Consider buying a cheap disposable camera for the kids old enough to appreciate them.  I wish I had done this for A.  It would’ve kept her occupied and I could’ve seen the trip through her eyes at the end of it all.  Didn’t think of it until we were literally landing at our final destination.

Oh, and don’t think about the movie Final Destination.  Just, don’t.

Make friends.  Really.  Even if you’re shy.  Talk to other passengers while waiting, let your babies “bother” people, usually those people are happy to get to know a new little person.  If they aren’t the type to enjoy kids, which happens and is perfectly acceptable, gently direct your kids away and no harm done.  Those people will probably never see you again.  And on that note, don’t worry too much about appearing to be the crazy neurotic mom (cough, me) in front of an airport full of strangers who don’t even know your name.  Get through it the best you can.  The chaos will right itself, one way or another.

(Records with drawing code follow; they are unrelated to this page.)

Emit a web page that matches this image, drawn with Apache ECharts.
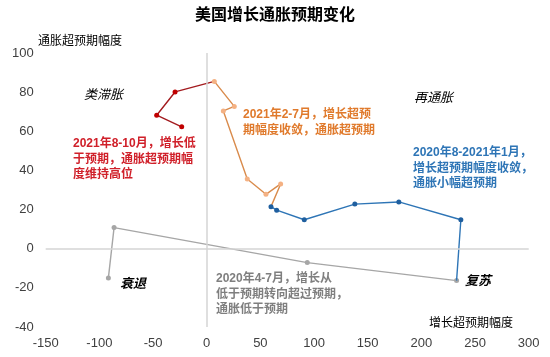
<!DOCTYPE html>
<html><head><meta charset="utf-8">
<script src="https://cdn.jsdelivr.net/npm/echarts@6/dist/echarts.min.js"></script>
<style>html,body{margin:0;padding:0;background:#fff}#c{width:550px;height:357px}</style>
</head><body><div id="c"></div>
<script>
// 2020年4-7月
const growthGray = [-91.6, -86.3, 93.7, 232.8];
const inflGray = [-14.9, 10.8, -7.1, -16.3];
// 2020年8月-2021年1月
const growthBlue = [236.8, 179, 138, 90.9, 65.2, 59.9];
const inflBlue = [14.8, 23.9, 22.8, 14.8, 19.7, 21.5];
// 2021年2-7月
const growthOrange = [68.9, 55.2, 37.8, 15.5, 25.7, 7.1];
const inflOrange = [33.1, 27.8, 35.6, 70.4, 72.7, 85.5];
// 2021年8-10月
const growthRed = [-29.5, -46.6, -23.3];
const inflRed = [80.1, 68.2, 62.3];

const xTicks = [-150, -100, -50, 0, 50, 100, 150, 200, 250, 300];
const yTicks = [-40, -20, 0, 20, 40, 60, 80, 100];

function pts(xs, ys, prevX, prevY) {
  const d = [];
  if (prevX !== undefined) d.push({value: [prevX, prevY], symbol: 'none'});
  xs.forEach((x, i) => d.push([x, ys[i]]));
  return d;
}
const lastG = growthGray.length - 1, lastB = growthBlue.length - 1, lastO = growthOrange.length - 1;

const CJK = '"Liberation Sans","Noto Sans CJK SC",sans-serif';
const chart = echarts.init(document.getElementById('c'));
function lineSeries(data, lineColor, markColor, extra) {
  return Object.assign({
    type: 'line', data: data, symbol: 'circle', symbolSize: 5,
    lineStyle: {color: lineColor, width: 1.4},
    itemStyle: {color: markColor},
    z: 3, animation: false
  }, extra || {});
}
function txt(left, top, lines, color, opts) {
  return Object.assign({
    type: 'text', left: left, top: top,
    style: Object.assign({text: lines, fill: color, font: 'bold 12px ' + CJK, lineHeight: 15.5}, (opts || {}))
  });
}
chart.setOption({
  animation: false,
  grid: {left: 45.7, right: 21.3, top: 53, bottom: 30},
  xAxis: {
    type: 'value', min: xTicks[0], max: xTicks[xTicks.length - 1], interval: 50,
    axisLine: {show: false}, axisTick: {show: false}, splitLine: {show: false},
    axisLabel: {color: '#404040', fontSize: 13, fontFamily: CJK, margin: 10}
  },
  yAxis: {
    type: 'value', min: yTicks[0], max: yTicks[yTicks.length - 1], interval: 20,
    axisLine: {show: false}, axisTick: {show: false}, splitLine: {show: false},
    axisLabel: {color: '#404040', fontSize: 13, fontFamily: CJK, margin: 12}
  },
  series: [
    lineSeries(pts(growthGray, inflGray), '#a6a6a6', '#a6a6a6', {
      markLine: {
        silent: true, symbol: 'none', label: {show: false},
        lineStyle: {color: '#d4d4d4', width: 1.5, type: 'solid'},
        data: [{xAxis: 0}, {yAxis: 0}]
      }, z: 2
    }),
    lineSeries(pts(growthBlue, inflBlue, growthGray[lastG], inflGray[lastG]), '#2e75b6', '#1f5f9f'),
    lineSeries(pts(growthOrange, inflOrange, growthBlue[lastB], inflBlue[lastB]), '#d98b4c', '#f4b183'),
    lineSeries(pts(growthRed, inflRed, growthOrange[lastO], inflOrange[lastO]), '#a31b1f', '#c00000')
  ],
  graphic: [
    {type: 'text', left: 'center', top: 8, style: {text: '美国增长通胀预期变化', fill: '#000', font: 'bold 16px ' + CJK}},
    {type: 'text', left: 38, top: 36, style: {text: '通胀超预期幅度', fill: '#000', font: '12px ' + CJK}},
    {type: 'text', left: 429, top: 318, style: {text: '增长超预期幅度', fill: '#000', font: '12px ' + CJK}},
    {type: 'text', left: 84, top: 89, style: {text: '类滞胀', fill: '#000', font: 'italic 13px ' + CJK}},
    {type: 'text', left: 414, top: 92, style: {text: '再通胀', fill: '#000', font: 'italic 13px ' + CJK}},
    {type: 'text', left: 120, top: 278, style: {text: '衰退', fill: '#000', font: 'italic bold 13px ' + CJK}},
    {type: 'text', left: 465, top: 275, style: {text: '复苏', fill: '#000', font: 'italic bold 13px ' + CJK}},
    txt(73, 136, '2021年8-10月，增长低\n于预期，通胀超预期幅\n度维持高位', '#d0202a'),
    txt(243, 107, '2021年2-7月，增长超预\n期幅度收敛，通胀超预期', '#e07a2c'),
    txt(413, 145, '2020年8-2021年1月，\n增长超预期幅度收敛，\n通胀小幅超预期', '#2e75b6'),
    txt(216, 271, '2020年4-7月，增长从\n低于预期转向超过预期，\n通胀低于预期', '#7f7f7f')
  ]
});
</script></body></html>
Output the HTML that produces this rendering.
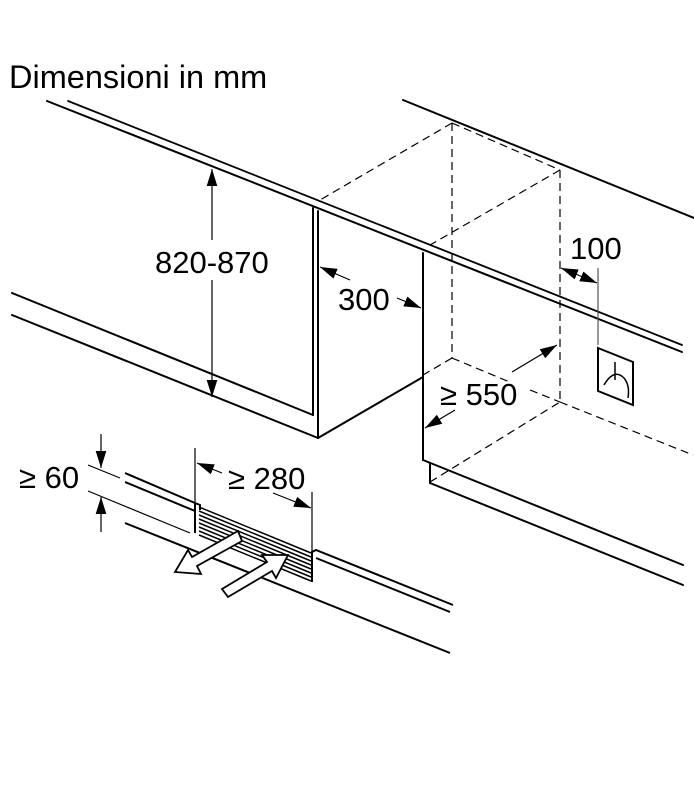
<!DOCTYPE html>
<html><head><meta charset="utf-8"><style>
html,body{margin:0;padding:0;background:#fff;}
svg{display:block;}
text{font-family:"Liberation Sans",Arial,sans-serif;fill:#000;}
</style></head><body>
<svg width="694" height="800" viewBox="0 0 694 800" xmlns="http://www.w3.org/2000/svg">
<defs>
<marker id="ahb" viewBox="0 0 16 10" refX="16" refY="5" markerWidth="17" markerHeight="12" markerUnits="userSpaceOnUse" orient="auto">
<path d="M0,0 L16,5 L0,10 Z" fill="#000"/></marker>
</defs>
<text x="9" y="88" font-size="32.5">Dimensioni in mm</text>

<g stroke="#000" stroke-width="2" fill="none" stroke-linecap="round">
<line x1="47" y1="101" x2="682" y2="352"/>
<line x1="68" y1="101" x2="682" y2="345" stroke-width="1.8"/>
<line x1="403" y1="100" x2="694" y2="218"/>
<line x1="12" y1="293" x2="313" y2="415"/>
<line x1="12" y1="315" x2="318" y2="438"/>
<line x1="313" y1="208" x2="313" y2="415"/>
<line x1="318" y1="211" x2="318" y2="438"/>
<line x1="318" y1="438" x2="423" y2="377"/>
<line x1="423" y1="253" x2="423" y2="460"/>
<line x1="423" y1="460" x2="683" y2="565"/>
<line x1="430" y1="463" x2="430" y2="483"/>
<line x1="430" y1="483" x2="683" y2="585"/>
</g>

<g stroke="#000" stroke-width="1.2" fill="none" stroke-dasharray="8 5">
<line x1="452" y1="123" x2="560" y2="170"/>
<line x1="452" y1="123" x2="320" y2="200"/>
<line x1="560" y1="170" x2="430" y2="245"/>
<line x1="452" y1="123" x2="452" y2="358"/>
<line x1="560" y1="170" x2="560" y2="402"/>
<line x1="452" y1="358" x2="423" y2="375"/>
<line x1="452" y1="358" x2="512" y2="383"/>
<line x1="530" y1="390" x2="560" y2="402"/>
<line x1="560" y1="402" x2="693" y2="455"/>
<line x1="430" y1="482" x2="560" y2="402"/>
</g>

<g stroke="#000" stroke-width="1.2" fill="none">
<line x1="212" y1="240" x2="212" y2="169" marker-end="url(#ahb)"/>
<line x1="212" y1="280" x2="212" y2="397" marker-end="url(#ahb)"/>
<line x1="350" y1="280" x2="320" y2="267" marker-end="url(#ahb)"/>
<line x1="397" y1="298" x2="421" y2="308" marker-end="url(#ahb)"/>
<line x1="578" y1="275" x2="561" y2="268" marker-end="url(#ahb)"/>
<line x1="578" y1="275" x2="597" y2="283" marker-end="url(#ahb)"/>
<line x1="598" y1="268" x2="598" y2="345" stroke="#555"/>
<line x1="512" y1="372" x2="557" y2="345" marker-end="url(#ahb)"/>
<line x1="455" y1="410" x2="425" y2="428" marker-end="url(#ahb)"/>
</g>
<g stroke="#000" stroke-width="2" fill="none">
<polygon points="598,348 633,362 633,405 598,391"/>
<line x1="615" y1="362" x2="615" y2="380" stroke-width="1.5"/>
<path d="M604,385 Q614,368 624,378 Q630,385 628,398" stroke-width="1.5"/>
</g>

<text x="155" y="273" font-size="31">820-870</text>
<text x="338" y="310" font-size="31">300</text>
<text x="570" y="259" font-size="31">100</text>
<text x="440" y="405" font-size="31">≥ 550</text>
<text x="19" y="488" font-size="31">≥ 60</text>
<text x="228" y="489" font-size="31">≥ 280</text>

<g stroke="#000" stroke-width="1.2" fill="none">
<line x1="101" y1="434" x2="101" y2="468" marker-end="url(#ahb)"/>
<line x1="101" y1="532" x2="101" y2="497" marker-end="url(#ahb)"/>
<line x1="88" y1="465" x2="120" y2="478"/>
<line x1="88" y1="491" x2="190" y2="533"/>
<line x1="195" y1="448" x2="195" y2="505"/>
<line x1="312" y1="492" x2="312" y2="552"/>
<line x1="222" y1="473" x2="197" y2="463" marker-end="url(#ahb)"/>
<line x1="273" y1="493" x2="311" y2="508" marker-end="url(#ahb)"/>
</g>
<g stroke="#000" stroke-width="2" fill="none">
<line x1="125" y1="473" x2="195" y2="503"/>
<line x1="125" y1="482" x2="195" y2="511"/>
<polyline points="195,503 200,505 200,510"/>
<line x1="195" y1="503" x2="195" y2="533"/>
<line x1="125" y1="523" x2="450" y2="653"/>
<polyline points="312,582 312,552 316,550 453,605"/>
<line x1="316" y1="558" x2="450" y2="612"/>
</g>
<g stroke="#000" stroke-width="1.5">
<line x1="199" y1="507" x2="311" y2="553"/>
<line x1="199" y1="511" x2="311" y2="557"/>
<line x1="199" y1="515" x2="311" y2="561"/>
<line x1="199" y1="519" x2="311" y2="565"/>
<line x1="199" y1="523" x2="311" y2="569"/>
<line x1="199" y1="527" x2="311" y2="573"/>
<line x1="199" y1="531" x2="311" y2="577"/>
<line x1="199" y1="535" x2="311" y2="581"/>
</g>
<g stroke="#000" stroke-width="1.8" fill="#fff" stroke-linejoin="miter">
<polygon points="242,541 197,566 201,574 175,572 188,550 192,557 238,531"/>
<polygon points="222,589 267,562 262,555 288,555 276,578 272,571 228,597"/>
</g>
</svg>
</body></html>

And finally, don’t concern yourself with anything I just said to the point that you stress.  Yes, these are strategies and tools to help you, but this is not a game of monopoly, it’s life (Ha…haaa…).  Enjoy it.  It’s time away from work, home, the daily rigor of whatever your typical day is.  It’s new and exciting, it’s something your babies may have never done before or maybe they’re seasoned fliers and you can trust them to get through it with grace.  Not us, but the journey was all part of the fun.  I got to know my children a little better, and they got to see me grab daddy’s hand when I let my defenses down and I got scared in front of them, which I try not to do.  

And when things get bad, if they do, just remember.  I survived the poo, tripping a blind man (yeah, that really happened), A saying the B word in the airport (rhymes with mom) and kickstarting a parenting debate at baggage claim (completely inadvertently.)